> **Task statement**: Without the pictures, set down every line of the data exactly.

> **Data**:
• • • •

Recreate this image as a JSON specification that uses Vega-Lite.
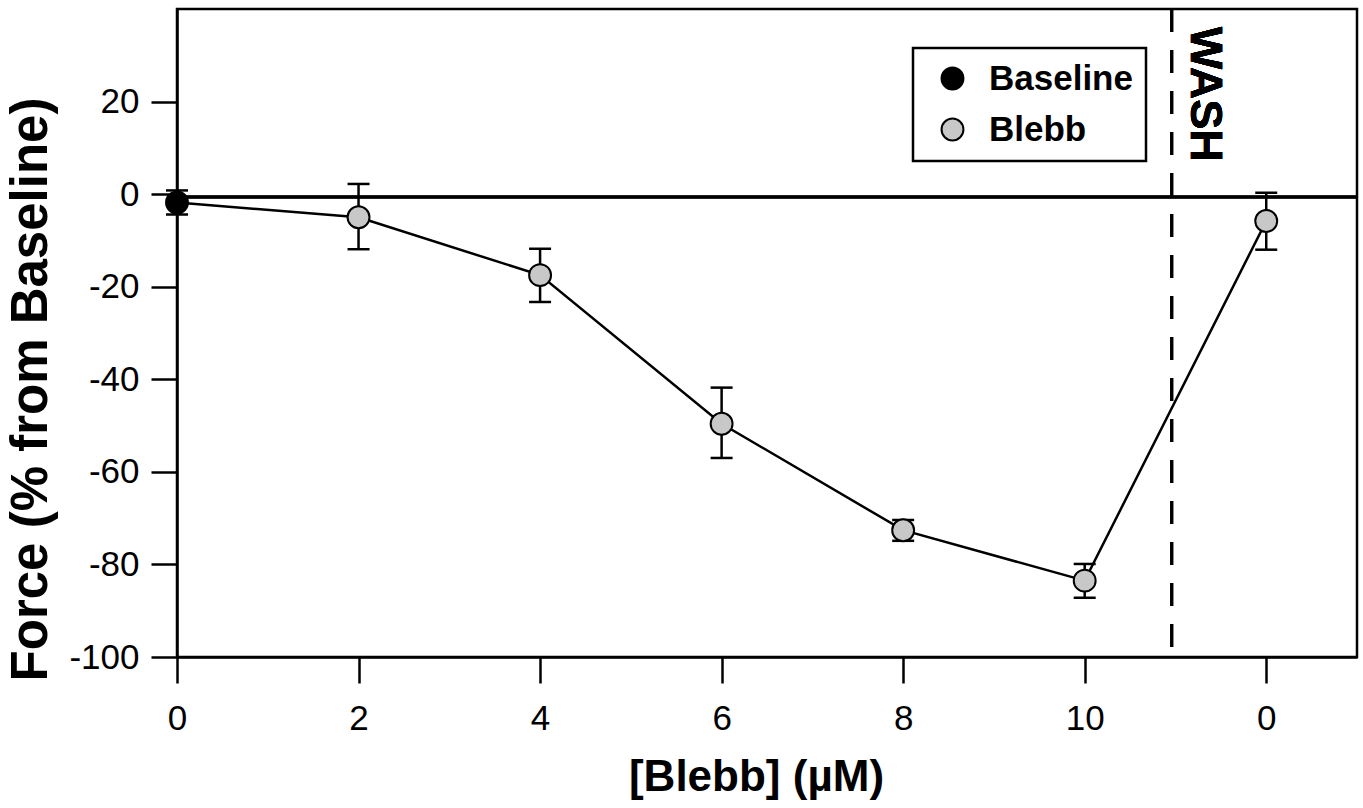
{
  "$schema": "https://vega.github.io/schema/vega-lite/v6.json",
  "autosize": "none",
  "width": 1180,
  "height": 648,
  "padding": {"left": 177, "top": 9, "right": 6, "bottom": 151},
  "background": "white",
  "data": {
    "values": [
      {"conc": 0, "force": -1.8, "lo": -4.4, "hi": 0.8, "group": "Baseline"},
      {"conc": 2, "force": -5.0, "lo": -11.9, "hi": 2.2, "group": "Blebb"},
      {"conc": 4, "force": -17.5, "lo": -23.3, "hi": -11.8, "group": "Blebb"},
      {"conc": 6, "force": -49.6, "lo": -57.0, "hi": -41.8, "group": "Blebb"},
      {"conc": 8, "force": -72.6, "lo": -74.9, "hi": -70.4, "group": "Blebb"},
      {"conc": 10, "force": -83.5, "lo": -87.2, "hi": -79.9, "group": "Blebb"},
      {"conc": 12, "force": -5.8, "lo": -12.0, "hi": 0.3, "group": "Blebb"}
    ]
  },
  "encoding": {
    "x": {
      "field": "conc", "type": "quantitative",
      "scale": {"domain": [0, 13], "nice": false, "zero": false},
      "axis": {
        "values": [0, 2, 4, 6, 8, 10, 12],
        "labelExpr": "datum.value == 12 ? '0' : '' + datum.value",
        "labelFlush": false,
        "title": "[Blebb] (µM)",
        "titleFontSize": 44,
        "titleX": 579,
        "titleY": 120,
        "titleBaseline": "middle",
        "titleAlign": "center",
        "labelPadding": 18
      }
    },
    "y": {
      "field": "force", "type": "quantitative",
      "scale": {"domain": [-100, 40], "nice": false},
      "axis": {
        "values": [-100, -80, -60, -40, -20, 0, 20],
        "labelExpr": "datum.value < 0 ? '-' + abs(datum.value) : '' + datum.value",
        "labelFlush": false,
        "title": "Force (% from Baseline)",
        "titleFontSize": 51,
        "titleX": -146,
        "titleY": 380,
        "titleAngle": -90,
        "titleBaseline": "middle",
        "titleAlign": "center",
        "labelPadding": 12
      }
    }
  },
  "layer": [
    {
      "mark": {"type": "rule", "color": "black", "strokeWidth": 2.5},
      "encoding": {"x": null, "y": {"datum": -0.6}}
    },
    {
      "mark": {"type": "rule", "color": "black", "strokeWidth": 2.5, "strokeDash": [23, 18]},
      "encoding": {"y": null, "x": {"datum": 10.96}}
    },
    {
      "mark": {"type": "line", "color": "black", "strokeWidth": 2.5},
      "encoding": {"order": {"field": "conc"}}
    },
    {
      "mark": {"type": "rule", "color": "black", "strokeWidth": 2.5, "opacity": 1},
      "encoding": {"y": {"field": "lo", "type": "quantitative"}, "y2": {"field": "hi"}}
    },
    {
      "mark": {"type": "tick", "color": "black", "orient": "horizontal", "size": 22, "thickness": 2.5, "opacity": 1},
      "encoding": {"y": {"field": "lo", "type": "quantitative"}}
    },
    {
      "mark": {"type": "tick", "color": "black", "orient": "horizontal", "size": 22, "thickness": 2.5, "opacity": 1},
      "encoding": {"y": {"field": "hi", "type": "quantitative"}}
    },
    {
      "mark": {"type": "point", "filled": true, "stroke": "black", "strokeWidth": 2, "size": 480, "opacity": 1},
      "encoding": {
        "fill": {
          "field": "group", "type": "nominal",
          "scale": {"domain": ["Baseline", "Blebb"], "range": ["black", "#c8c8c8"]},
          "legend": {
            "title": null,
            "orient": "none",
            "legendX": 736,
            "legendY": 39,
            "padding": 13,
            "strokeColor": "black",
            "fillColor": "white",
            "symbolType": "circle",
            "symbolSize": 480,
            "symbolStrokeColor": "black",
            "symbolStrokeWidth": 2,
            "symbolOpacity": 1,
            "symbolOffset": 9,
            "labelOffset": 19,
            "labelFontSize": 35,
            "labelFontWeight": "bold",
            "labelFont": "Liberation Sans",
            "labelColor": "black",
            "rowPadding": 15,
            "encode": {"legend": {"update": {"strokeWidth": {"value": 2.5}}}}
          }
        }
      }
    },
    {
      "mark": {"type": "text", "text": "WASH", "angle": 90, "font": "Liberation Sans", "fontWeight": "bold", "fontSize": 45, "align": "center", "baseline": "middle", "color": "black"},
      "encoding": {"x": {"datum": 11.33}, "y": {"datum": 21.6}}
    }
  ],
  "config": {
    "view": {"stroke": "black", "strokeWidth": 2.5},
    "font": "Liberation Sans",
    "axis": {
      "grid": false,
      "domainColor": "black",
      "domainWidth": 2.5,
      "tickColor": "black",
      "tickWidth": 2.5,
      "tickSize": 26,
      "labelFont": "Liberation Sans",
      "labelFontSize": 35,
      "labelColor": "black",
      "titleFont": "Liberation Sans",
      "titleFontWeight": "bold",
      "titleColor": "black"
    }
  }
}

• • • •

> **Full output**:
Recreate this image as a JSON specification that uses Vega-Lite.
{
  "$schema": "https://vega.github.io/schema/vega-lite/v6.json",
  "autosize": "none",
  "width": 1180,
  "height": 648,
  "padding": {"left": 177, "top": 9, "right": 6, "bottom": 151},
  "background": "white",
  "data": {
    "values": [
      {"conc": 0, "force": -1.8, "lo": -4.4, "hi": 0.8, "group": "Baseline"},
      {"conc": 2, "force": -5.0, "lo": -11.9, "hi": 2.2, "group": "Blebb"},
      {"conc": 4, "force": -17.5, "lo": -23.3, "hi": -11.8, "group": "Blebb"},
      {"conc": 6, "force": -49.6, "lo": -57.0, "hi": -41.8, "group": "Blebb"},
      {"conc": 8, "force": -72.6, "lo": -74.9, "hi": -70.4, "group": "Blebb"},
      {"conc": 10, "force": -83.5, "lo": -87.2, "hi": -79.9, "group": "Blebb"},
      {"conc": 12, "force": -5.8, "lo": -12.0, "hi": 0.3, "group": "Blebb"}
    ]
  },
  "encoding": {
    "x": {
      "field": "conc", "type": "quantitative",
      "scale": {"domain": [0, 13], "nice": false, "zero": false},
      "axis": {
        "values": [0, 2, 4, 6, 8, 10, 12],
        "labelExpr": "datum.value == 12 ? '0' : '' + datum.value",
        "labelFlush": false,
        "title": "[Blebb] (µM)",
        "titleFontSize": 44,
        "titleX": 579,
        "titleY": 120,
        "titleBaseline": "middle",
        "titleAlign": "center",
        "labelPadding": 18
      }
    },
    "y": {
      "field": "force", "type": "quantitative",
      "scale": {"domain": [-100, 40], "nice": false},
      "axis": {
        "values": [-100, -80, -60, -40, -20, 0, 20],
        "labelExpr": "datum.value < 0 ? '-' + abs(datum.value) : '' + datum.value",
        "labelFlush": false,
        "title": "Force (% from Baseline)",
        "titleFontSize": 51,
        "titleX": -146,
        "titleY": 380,
        "titleAngle": -90,
        "titleBaseline": "middle",
        "titleAlign": "center",
        "labelPadding": 12
      }
    }
  },
  "layer": [
    {
      "mark": {"type": "rule", "color": "black", "strokeWidth": 2.5},
      "encoding": {"x": null, "y": {"datum": -0.6}}
    },
    {
      "mark": {"type": "rule", "color": "black", "strokeWidth": 2.5, "strokeDash": [23, 18]},
      "encoding": {"y": null, "x": {"datum": 10.96}}
    },
    {
      "mark": {"type": "line", "color": "black", "strokeWidth": 2.5},
      "encoding": {"order": {"field": "conc"}}
    },
    {
      "mark": {"type": "rule", "color": "black", "strokeWidth": 2.5, "opacity": 1},
      "encoding": {"y": {"field": "lo", "type": "quantitative"}, "y2": {"field": "hi"}}
    },
    {
      "mark": {"type": "tick", "color": "black", "orient": "horizontal", "size": 22, "thickness": 2.5, "opacity": 1},
      "encoding": {"y": {"field": "lo", "type": "quantitative"}}
    },
    {
      "mark": {"type": "tick", "color": "black", "orient": "horizontal", "size": 22, "thickness": 2.5, "opacity": 1},
      "encoding": {"y": {"field": "hi", "type": "quantitative"}}
    },
    {
      "mark": {"type": "point", "filled": true, "stroke": "black", "strokeWidth": 2, "size": 480, "opacity": 1},
      "encoding": {
        "fill": {
          "field": "group", "type": "nominal",
          "scale": {"domain": ["Baseline", "Blebb"], "range": ["black", "#c8c8c8"]},
          "legend": {
            "title": null,
            "orient": "none",
            "legendX": 736,
            "legendY": 39,
            "padding": 13,
            "strokeColor": "black",
            "fillColor": "white",
            "symbolType": "circle",
            "symbolSize": 480,
            "symbolStrokeColor": "black",
            "symbolStrokeWidth": 2,
            "symbolOpacity": 1,
            "symbolOffset": 9,
            "labelOffset": 19,
            "labelFontSize": 35,
            "labelFontWeight": "bold",
            "labelFont": "Liberation Sans",
            "labelColor": "black",
            "rowPadding": 15,
            "encode": {"legend": {"update": {"strokeWidth": {"value": 2.5}}}}
          }
        }
      }
    },
    {
      "mark": {"type": "text", "text": "WASH", "angle": 90, "font": "Liberation Sans", "fontWeight": "bold", "fontSize": 45, "align": "center", "baseline": "middle", "color": "black"},
      "encoding": {"x": {"datum": 11.33}, "y": {"datum": 21.6}}
    }
  ],
  "config": {
    "view": {"stroke": "black", "strokeWidth": 2.5},
    "font": "Liberation Sans",
    "axis": {
      "grid": false,
      "domainColor": "black",
      "domainWidth": 2.5,
      "tickColor": "black",
      "tickWidth": 2.5,
      "tickSize": 26,
      "labelFont": "Liberation Sans",
      "labelFontSize": 35,
      "labelColor": "black",
      "titleFont": "Liberation Sans",
      "titleFontWeight": "bold",
      "titleColor": "black"
    }
  }
}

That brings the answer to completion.